-------- Data entries --------

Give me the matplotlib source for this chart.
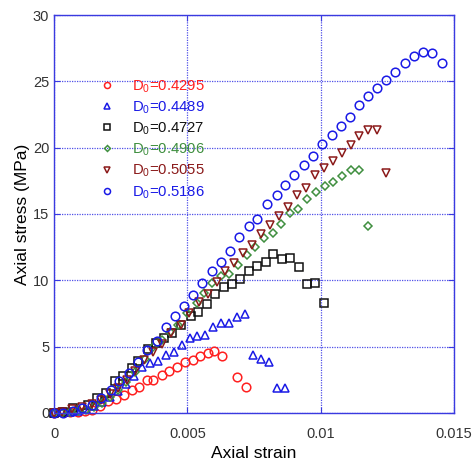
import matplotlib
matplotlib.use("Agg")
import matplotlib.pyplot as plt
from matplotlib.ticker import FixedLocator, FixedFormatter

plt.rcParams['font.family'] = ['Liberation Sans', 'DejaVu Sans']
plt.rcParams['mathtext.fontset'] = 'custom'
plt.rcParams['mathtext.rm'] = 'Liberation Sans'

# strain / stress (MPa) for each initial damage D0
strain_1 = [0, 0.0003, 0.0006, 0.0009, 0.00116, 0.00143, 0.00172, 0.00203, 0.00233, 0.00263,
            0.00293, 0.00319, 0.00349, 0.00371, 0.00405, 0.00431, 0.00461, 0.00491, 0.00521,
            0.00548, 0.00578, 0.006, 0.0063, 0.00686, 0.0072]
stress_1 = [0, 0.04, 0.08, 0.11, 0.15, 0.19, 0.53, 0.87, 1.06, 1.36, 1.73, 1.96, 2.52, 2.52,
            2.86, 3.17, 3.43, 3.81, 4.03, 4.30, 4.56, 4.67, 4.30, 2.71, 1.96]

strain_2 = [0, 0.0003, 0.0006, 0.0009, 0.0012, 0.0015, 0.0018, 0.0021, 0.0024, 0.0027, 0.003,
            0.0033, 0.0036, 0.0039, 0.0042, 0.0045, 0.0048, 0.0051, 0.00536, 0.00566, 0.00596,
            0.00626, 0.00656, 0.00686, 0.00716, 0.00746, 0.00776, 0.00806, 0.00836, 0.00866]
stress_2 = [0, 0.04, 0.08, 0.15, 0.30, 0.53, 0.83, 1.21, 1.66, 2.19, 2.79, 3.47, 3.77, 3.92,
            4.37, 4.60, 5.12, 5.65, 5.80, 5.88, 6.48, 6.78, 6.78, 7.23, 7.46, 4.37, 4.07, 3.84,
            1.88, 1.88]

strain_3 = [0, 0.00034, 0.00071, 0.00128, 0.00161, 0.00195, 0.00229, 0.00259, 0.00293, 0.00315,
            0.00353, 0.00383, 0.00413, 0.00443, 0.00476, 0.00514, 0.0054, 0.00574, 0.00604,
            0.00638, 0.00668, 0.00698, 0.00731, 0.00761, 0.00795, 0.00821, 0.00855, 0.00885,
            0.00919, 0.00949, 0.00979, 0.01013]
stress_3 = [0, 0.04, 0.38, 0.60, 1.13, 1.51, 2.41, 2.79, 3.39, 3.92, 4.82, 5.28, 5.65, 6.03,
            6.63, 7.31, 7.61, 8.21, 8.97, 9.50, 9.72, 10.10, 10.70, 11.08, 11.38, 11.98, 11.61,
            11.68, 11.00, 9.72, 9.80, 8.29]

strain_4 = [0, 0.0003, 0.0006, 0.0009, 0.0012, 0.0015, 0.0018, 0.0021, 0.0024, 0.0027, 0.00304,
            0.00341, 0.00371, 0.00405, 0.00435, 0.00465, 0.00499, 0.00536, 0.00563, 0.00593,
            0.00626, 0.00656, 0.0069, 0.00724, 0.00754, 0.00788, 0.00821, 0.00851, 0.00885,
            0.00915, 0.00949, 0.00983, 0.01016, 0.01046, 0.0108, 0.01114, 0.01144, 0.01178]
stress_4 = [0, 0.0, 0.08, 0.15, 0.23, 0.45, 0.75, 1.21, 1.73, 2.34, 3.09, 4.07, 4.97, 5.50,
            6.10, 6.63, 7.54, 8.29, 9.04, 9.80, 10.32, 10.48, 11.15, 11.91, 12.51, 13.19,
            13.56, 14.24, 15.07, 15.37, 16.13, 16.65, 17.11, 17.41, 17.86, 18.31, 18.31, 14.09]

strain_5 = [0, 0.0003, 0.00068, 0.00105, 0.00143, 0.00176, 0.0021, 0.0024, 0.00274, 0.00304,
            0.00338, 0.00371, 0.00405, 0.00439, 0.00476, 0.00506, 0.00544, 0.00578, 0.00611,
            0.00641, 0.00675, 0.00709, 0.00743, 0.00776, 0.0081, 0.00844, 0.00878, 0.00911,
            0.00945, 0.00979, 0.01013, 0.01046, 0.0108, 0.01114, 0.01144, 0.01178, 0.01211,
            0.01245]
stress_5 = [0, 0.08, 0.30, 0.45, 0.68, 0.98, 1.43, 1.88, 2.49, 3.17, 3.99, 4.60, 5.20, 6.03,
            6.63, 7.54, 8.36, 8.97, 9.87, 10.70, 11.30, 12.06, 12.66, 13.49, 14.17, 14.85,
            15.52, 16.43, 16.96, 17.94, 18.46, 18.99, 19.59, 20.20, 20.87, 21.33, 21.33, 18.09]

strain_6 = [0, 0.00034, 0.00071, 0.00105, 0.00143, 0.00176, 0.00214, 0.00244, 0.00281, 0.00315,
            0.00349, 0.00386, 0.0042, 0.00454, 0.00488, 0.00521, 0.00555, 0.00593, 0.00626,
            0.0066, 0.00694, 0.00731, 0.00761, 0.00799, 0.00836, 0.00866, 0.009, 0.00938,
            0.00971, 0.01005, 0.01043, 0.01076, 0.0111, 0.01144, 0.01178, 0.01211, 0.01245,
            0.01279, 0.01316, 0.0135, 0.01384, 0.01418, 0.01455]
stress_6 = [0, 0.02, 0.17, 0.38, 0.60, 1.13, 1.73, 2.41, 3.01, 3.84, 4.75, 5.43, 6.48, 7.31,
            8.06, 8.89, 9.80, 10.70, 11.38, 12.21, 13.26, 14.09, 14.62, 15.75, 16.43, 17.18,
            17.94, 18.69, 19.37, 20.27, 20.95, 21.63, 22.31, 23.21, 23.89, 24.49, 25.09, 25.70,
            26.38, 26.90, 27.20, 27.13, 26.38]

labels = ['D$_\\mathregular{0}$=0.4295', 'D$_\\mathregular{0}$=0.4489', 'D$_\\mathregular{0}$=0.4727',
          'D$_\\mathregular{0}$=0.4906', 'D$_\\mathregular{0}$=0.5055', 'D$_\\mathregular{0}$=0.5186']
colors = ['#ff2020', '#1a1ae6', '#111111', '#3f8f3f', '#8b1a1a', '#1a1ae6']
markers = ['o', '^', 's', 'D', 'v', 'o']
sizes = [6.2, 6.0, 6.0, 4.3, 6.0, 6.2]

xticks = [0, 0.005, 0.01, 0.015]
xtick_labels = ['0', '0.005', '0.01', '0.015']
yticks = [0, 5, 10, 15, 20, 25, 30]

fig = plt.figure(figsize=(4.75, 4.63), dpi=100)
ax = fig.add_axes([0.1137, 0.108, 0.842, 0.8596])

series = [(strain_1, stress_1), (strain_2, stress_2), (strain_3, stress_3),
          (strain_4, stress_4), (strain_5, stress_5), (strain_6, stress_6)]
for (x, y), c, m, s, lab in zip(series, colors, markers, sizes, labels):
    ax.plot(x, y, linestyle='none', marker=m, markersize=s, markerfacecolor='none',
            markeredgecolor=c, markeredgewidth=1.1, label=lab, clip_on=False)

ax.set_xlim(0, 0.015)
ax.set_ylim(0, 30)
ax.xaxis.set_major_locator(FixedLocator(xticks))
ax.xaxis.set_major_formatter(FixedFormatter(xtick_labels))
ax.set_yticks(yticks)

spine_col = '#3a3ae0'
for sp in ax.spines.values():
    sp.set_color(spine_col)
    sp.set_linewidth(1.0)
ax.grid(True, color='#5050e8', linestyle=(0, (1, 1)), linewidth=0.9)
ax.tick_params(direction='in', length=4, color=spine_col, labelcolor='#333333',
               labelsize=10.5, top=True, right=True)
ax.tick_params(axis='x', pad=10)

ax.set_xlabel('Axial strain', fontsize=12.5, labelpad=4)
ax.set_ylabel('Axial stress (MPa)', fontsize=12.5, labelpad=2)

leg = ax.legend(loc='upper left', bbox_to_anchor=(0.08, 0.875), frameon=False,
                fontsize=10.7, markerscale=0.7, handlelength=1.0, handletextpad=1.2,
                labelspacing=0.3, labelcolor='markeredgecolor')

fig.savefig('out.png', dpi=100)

--------
-------- Data entries --------

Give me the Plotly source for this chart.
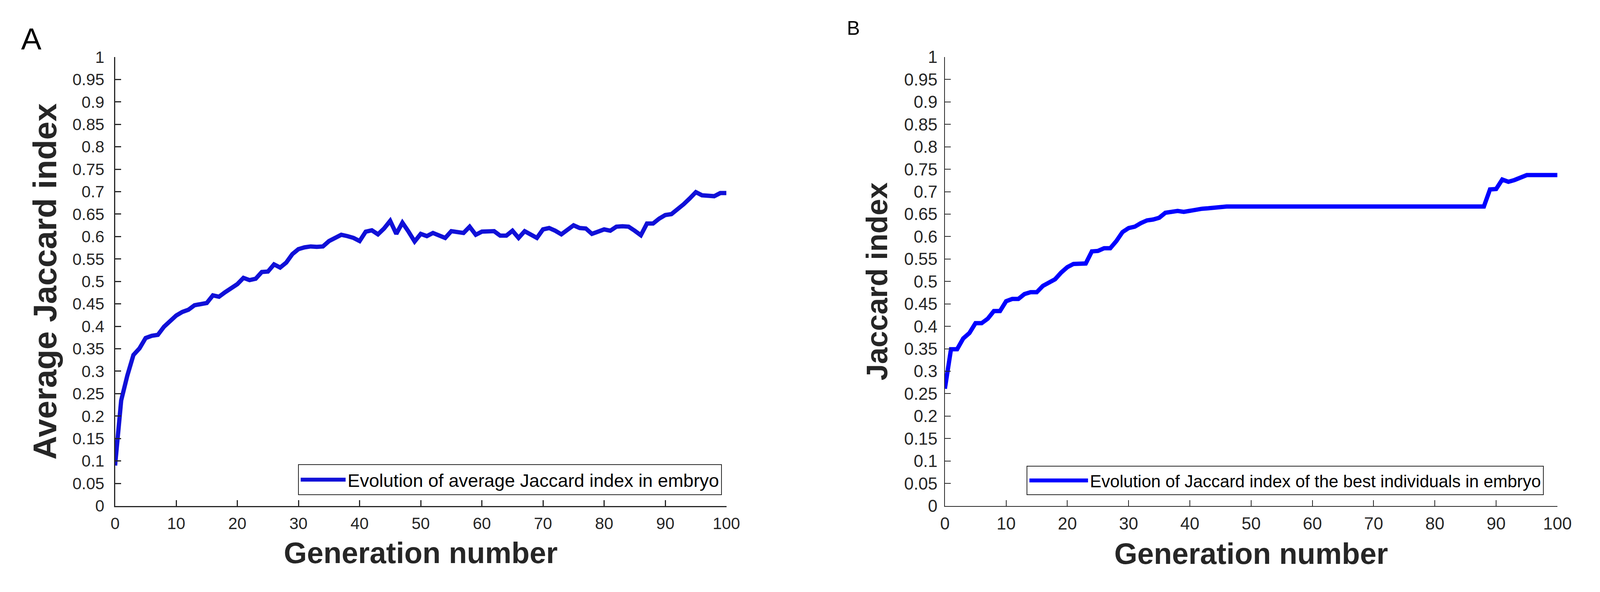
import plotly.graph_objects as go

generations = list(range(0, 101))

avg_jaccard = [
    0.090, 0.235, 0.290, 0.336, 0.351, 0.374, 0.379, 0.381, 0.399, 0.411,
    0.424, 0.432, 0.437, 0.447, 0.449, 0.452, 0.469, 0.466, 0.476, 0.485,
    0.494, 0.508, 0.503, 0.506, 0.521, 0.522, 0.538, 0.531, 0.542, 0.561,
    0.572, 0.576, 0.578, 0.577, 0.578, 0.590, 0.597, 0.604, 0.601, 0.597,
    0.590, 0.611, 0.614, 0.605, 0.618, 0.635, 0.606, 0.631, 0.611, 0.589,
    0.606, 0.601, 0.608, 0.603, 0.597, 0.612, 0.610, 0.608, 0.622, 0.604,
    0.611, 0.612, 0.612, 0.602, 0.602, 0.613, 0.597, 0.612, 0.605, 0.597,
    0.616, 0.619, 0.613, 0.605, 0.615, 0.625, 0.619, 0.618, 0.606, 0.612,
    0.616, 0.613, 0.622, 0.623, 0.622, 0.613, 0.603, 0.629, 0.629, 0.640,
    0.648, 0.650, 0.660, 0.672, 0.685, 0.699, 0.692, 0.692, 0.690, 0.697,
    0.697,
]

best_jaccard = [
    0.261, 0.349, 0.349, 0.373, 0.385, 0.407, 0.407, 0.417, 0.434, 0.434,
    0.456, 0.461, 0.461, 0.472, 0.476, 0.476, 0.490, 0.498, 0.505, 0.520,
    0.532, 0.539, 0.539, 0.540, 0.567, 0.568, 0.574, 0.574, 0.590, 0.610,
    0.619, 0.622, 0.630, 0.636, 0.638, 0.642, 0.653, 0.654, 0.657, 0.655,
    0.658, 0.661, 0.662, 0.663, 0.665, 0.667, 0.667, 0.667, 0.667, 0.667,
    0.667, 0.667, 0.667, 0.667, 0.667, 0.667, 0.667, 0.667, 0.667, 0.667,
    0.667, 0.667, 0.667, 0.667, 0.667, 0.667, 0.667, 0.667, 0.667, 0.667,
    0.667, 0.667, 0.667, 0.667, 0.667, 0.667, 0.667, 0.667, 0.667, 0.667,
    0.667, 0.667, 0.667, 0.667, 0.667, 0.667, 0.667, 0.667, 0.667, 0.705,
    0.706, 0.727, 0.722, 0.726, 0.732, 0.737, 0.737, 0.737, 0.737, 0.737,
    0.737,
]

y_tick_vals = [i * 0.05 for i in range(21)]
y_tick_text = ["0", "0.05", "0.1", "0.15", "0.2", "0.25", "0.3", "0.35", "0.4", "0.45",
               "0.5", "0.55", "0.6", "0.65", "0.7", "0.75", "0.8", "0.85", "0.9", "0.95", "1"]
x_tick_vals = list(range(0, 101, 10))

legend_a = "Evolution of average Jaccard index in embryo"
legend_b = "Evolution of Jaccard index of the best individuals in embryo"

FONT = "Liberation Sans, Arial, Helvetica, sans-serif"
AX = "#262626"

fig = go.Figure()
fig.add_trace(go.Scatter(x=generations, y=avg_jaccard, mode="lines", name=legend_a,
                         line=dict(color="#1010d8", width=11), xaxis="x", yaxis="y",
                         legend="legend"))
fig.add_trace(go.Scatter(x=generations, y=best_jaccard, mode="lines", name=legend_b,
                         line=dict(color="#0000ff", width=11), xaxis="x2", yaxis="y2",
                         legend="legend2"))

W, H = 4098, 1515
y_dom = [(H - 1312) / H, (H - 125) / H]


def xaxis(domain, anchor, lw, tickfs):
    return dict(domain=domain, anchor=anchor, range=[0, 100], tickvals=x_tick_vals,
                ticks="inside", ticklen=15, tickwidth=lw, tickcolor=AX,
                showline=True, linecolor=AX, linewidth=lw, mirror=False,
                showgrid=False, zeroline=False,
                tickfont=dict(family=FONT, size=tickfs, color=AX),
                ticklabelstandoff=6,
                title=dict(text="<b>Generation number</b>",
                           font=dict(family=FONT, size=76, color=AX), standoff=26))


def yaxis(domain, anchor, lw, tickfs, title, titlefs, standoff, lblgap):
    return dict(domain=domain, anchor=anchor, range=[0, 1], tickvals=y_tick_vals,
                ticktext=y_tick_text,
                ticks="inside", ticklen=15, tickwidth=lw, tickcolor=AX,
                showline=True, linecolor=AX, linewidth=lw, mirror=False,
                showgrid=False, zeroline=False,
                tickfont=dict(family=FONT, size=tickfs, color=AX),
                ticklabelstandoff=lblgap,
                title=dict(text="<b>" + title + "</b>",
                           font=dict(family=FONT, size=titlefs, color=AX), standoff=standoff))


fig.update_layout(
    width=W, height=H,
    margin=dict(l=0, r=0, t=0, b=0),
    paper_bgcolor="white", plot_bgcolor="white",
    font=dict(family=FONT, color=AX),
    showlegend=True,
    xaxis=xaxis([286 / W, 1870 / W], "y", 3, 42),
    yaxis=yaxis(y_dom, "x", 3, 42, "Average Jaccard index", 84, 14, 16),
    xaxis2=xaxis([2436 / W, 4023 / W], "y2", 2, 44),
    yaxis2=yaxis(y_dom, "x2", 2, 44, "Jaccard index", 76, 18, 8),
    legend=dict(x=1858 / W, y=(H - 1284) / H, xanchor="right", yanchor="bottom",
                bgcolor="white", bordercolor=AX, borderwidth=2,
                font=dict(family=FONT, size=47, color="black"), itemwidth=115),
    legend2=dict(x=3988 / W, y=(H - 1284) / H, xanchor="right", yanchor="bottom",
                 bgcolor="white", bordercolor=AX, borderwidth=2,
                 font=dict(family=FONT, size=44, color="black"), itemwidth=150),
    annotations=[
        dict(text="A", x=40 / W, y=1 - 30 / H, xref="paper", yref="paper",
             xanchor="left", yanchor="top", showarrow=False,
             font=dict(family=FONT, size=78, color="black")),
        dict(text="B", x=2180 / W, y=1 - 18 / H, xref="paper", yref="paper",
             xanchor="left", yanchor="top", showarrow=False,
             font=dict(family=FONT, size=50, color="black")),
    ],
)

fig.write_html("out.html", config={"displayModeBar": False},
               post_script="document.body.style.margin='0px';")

--------

Within the entries above, give again exactly the lines starting at the one that contains "Give me the matplotlib source for this chart." and ending at the one that contains "4.30, 2.71, 1.96]", leaving out the pictures.

Give me the matplotlib source for this chart.
import matplotlib
matplotlib.use("Agg")
import matplotlib.pyplot as plt
from matplotlib.ticker import FixedLocator, FixedFormatter

plt.rcParams['font.family'] = ['Liberation Sans', 'DejaVu Sans']
plt.rcParams['mathtext.fontset'] = 'custom'
plt.rcParams['mathtext.rm'] = 'Liberation Sans'

# strain / stress (MPa) for each initial damage D0
strain_1 = [0, 0.0003, 0.0006, 0.0009, 0.00116, 0.00143, 0.00172, 0.00203, 0.00233, 0.00263,
            0.00293, 0.00319, 0.00349, 0.00371, 0.00405, 0.00431, 0.00461, 0.00491, 0.00521,
            0.00548, 0.00578, 0.006, 0.0063, 0.00686, 0.0072]
stress_1 = [0, 0.04, 0.08, 0.11, 0.15, 0.19, 0.53, 0.87, 1.06, 1.36, 1.73, 1.96, 2.52, 2.52,
            2.86, 3.17, 3.43, 3.81, 4.03, 4.30, 4.56, 4.67, 4.30, 2.71, 1.96]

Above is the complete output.